At Endicott College, Pollak is an active member of the American Hotel and Lodging Association and LIGHThouse Leadership Society, whose mission is to provide the campus with an annual retreat designed to have students aspire to be the best person that they can be, and to inspire others to do the same.
She is grateful to Dina Zuckerberg, director of myFace, for her guidance throughout her project, and to Corey Sabia, a fellow member of the WHS Class of ’17, for editing assistance.
GSUSA builds girls of courage, confidence and character, who make the world a better place.
Addressing the Declining Monarch Butterfly Population–Dilshad Dinshaw Gold Award
Wilton High School junior Dilshad Dinshaw also recently completed her Girl Scout Gold Award, with a project addressing the issue of declining monarch butterfly populations over the past 20 years. Their numbers have declined by about 90%, from 1 billion to only 57 million.
The best way to save this charismatic species is by planting milkweed, the only plant that monarch butterflies lay their eggs on, and the only food source for the monarch caterpillar. Due to deforestation and the widespread use of herbicides, monarch butterflies have lost much of their natural habitat and their host milkweed plant.

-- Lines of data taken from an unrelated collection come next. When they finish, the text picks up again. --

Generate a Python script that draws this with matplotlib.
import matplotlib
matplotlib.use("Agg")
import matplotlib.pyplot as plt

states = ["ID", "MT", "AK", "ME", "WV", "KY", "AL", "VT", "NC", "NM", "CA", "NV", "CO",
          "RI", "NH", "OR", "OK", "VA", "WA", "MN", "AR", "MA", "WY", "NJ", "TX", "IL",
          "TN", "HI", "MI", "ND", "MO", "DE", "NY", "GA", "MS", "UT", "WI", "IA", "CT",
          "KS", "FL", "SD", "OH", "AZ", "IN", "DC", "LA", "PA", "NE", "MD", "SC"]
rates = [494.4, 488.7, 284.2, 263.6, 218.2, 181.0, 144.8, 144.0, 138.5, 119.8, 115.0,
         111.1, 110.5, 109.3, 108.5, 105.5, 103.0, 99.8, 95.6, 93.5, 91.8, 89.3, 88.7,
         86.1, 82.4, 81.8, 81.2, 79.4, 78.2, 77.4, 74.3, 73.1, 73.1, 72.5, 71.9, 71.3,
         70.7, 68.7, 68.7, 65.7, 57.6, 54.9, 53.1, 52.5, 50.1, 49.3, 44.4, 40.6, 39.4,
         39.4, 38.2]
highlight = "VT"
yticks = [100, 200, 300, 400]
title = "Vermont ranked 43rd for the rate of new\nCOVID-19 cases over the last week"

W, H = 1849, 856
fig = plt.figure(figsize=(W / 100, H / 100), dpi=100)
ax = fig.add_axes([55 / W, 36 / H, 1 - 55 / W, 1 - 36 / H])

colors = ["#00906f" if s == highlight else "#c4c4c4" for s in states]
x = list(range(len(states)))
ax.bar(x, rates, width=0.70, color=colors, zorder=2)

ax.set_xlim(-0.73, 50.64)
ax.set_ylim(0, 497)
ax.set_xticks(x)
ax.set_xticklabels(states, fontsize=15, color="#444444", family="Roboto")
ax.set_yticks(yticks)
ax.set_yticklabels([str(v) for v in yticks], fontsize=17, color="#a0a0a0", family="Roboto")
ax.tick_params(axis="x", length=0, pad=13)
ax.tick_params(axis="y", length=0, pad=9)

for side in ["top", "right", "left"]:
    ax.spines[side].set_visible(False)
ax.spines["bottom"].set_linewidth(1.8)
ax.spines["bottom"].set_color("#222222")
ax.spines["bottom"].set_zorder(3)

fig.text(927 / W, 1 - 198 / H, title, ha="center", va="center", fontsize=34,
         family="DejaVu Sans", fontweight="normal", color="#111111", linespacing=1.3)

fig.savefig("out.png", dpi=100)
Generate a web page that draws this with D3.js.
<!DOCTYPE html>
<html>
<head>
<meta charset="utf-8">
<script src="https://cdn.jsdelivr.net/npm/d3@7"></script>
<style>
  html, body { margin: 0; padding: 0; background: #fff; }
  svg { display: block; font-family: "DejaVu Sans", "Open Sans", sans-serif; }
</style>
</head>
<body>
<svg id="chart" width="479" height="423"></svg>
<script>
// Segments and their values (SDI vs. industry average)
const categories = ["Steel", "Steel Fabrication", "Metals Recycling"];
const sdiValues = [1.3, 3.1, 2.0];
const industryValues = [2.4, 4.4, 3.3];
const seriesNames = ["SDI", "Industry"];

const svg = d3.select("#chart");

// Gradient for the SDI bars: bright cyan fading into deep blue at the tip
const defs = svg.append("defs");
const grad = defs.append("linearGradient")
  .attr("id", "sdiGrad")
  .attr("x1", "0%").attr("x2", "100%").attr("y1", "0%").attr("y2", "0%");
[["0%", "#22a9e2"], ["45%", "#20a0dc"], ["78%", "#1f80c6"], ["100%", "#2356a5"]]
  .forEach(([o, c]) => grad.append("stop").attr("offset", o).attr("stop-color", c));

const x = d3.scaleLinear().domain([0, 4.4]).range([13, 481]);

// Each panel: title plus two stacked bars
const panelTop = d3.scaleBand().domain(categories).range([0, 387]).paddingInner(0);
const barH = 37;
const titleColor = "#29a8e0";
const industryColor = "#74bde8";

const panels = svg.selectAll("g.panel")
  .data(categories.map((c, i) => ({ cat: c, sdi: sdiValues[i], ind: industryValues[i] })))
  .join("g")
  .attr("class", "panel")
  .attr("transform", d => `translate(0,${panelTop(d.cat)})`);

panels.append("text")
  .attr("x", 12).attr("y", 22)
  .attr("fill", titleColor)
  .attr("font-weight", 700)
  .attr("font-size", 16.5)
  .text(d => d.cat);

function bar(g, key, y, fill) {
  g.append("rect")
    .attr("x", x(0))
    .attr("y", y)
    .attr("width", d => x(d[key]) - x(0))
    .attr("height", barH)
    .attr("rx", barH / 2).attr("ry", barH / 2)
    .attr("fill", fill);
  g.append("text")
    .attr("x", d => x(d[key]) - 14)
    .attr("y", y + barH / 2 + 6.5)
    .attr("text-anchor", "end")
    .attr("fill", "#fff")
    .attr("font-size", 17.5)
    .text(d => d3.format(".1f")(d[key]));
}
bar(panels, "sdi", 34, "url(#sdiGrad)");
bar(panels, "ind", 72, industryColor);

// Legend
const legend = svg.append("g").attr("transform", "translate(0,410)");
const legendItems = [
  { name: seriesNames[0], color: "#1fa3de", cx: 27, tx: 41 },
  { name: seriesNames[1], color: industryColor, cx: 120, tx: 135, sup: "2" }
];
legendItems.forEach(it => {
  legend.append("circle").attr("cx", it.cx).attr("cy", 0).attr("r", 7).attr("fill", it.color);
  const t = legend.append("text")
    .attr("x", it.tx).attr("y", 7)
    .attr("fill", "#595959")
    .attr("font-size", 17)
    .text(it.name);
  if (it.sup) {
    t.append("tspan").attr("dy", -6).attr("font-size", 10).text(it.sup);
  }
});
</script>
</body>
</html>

Over the past year Dinshaw planted and distributed over 140 milkweed plants in our community working with the Wilton Garden Club, Woodcock Nature Center, and local preschools. She contributed milkweed saplings to the Pollinator Pathway in Wilton and planted some along the Norwalk River Valley Trail. She also gave presentations to over 100 people, including Girl Scout Troops, preschools, and summer camps in order to educate and inspire the younger generation on this important issue.
Dinshaw is being considered for National Young Women of Distinction Designation by Girl Scouts USA.
In her spare time, she dances and plays piano and violin. In the future she looks forward to studying international relations.
Bonfire Tradition Brings Scouts Together
In September, approximately 120 Wilton Girl Scouts gathered at Merwin Meadows to kick off a new year of Scouting at a Bonfire and Celebration of Founder Juliette Gordon Low event hosted by Cadette Troop 50471.
New Daisies and Brownies learned Girl Scout traditions such as SWAPs and campfire songs and reciting the Girl Scout Promise and Law. The afternoon culimated in the Scouts gathering around a roaring bonfire to sing Make New Friends and share a Friendship Circle.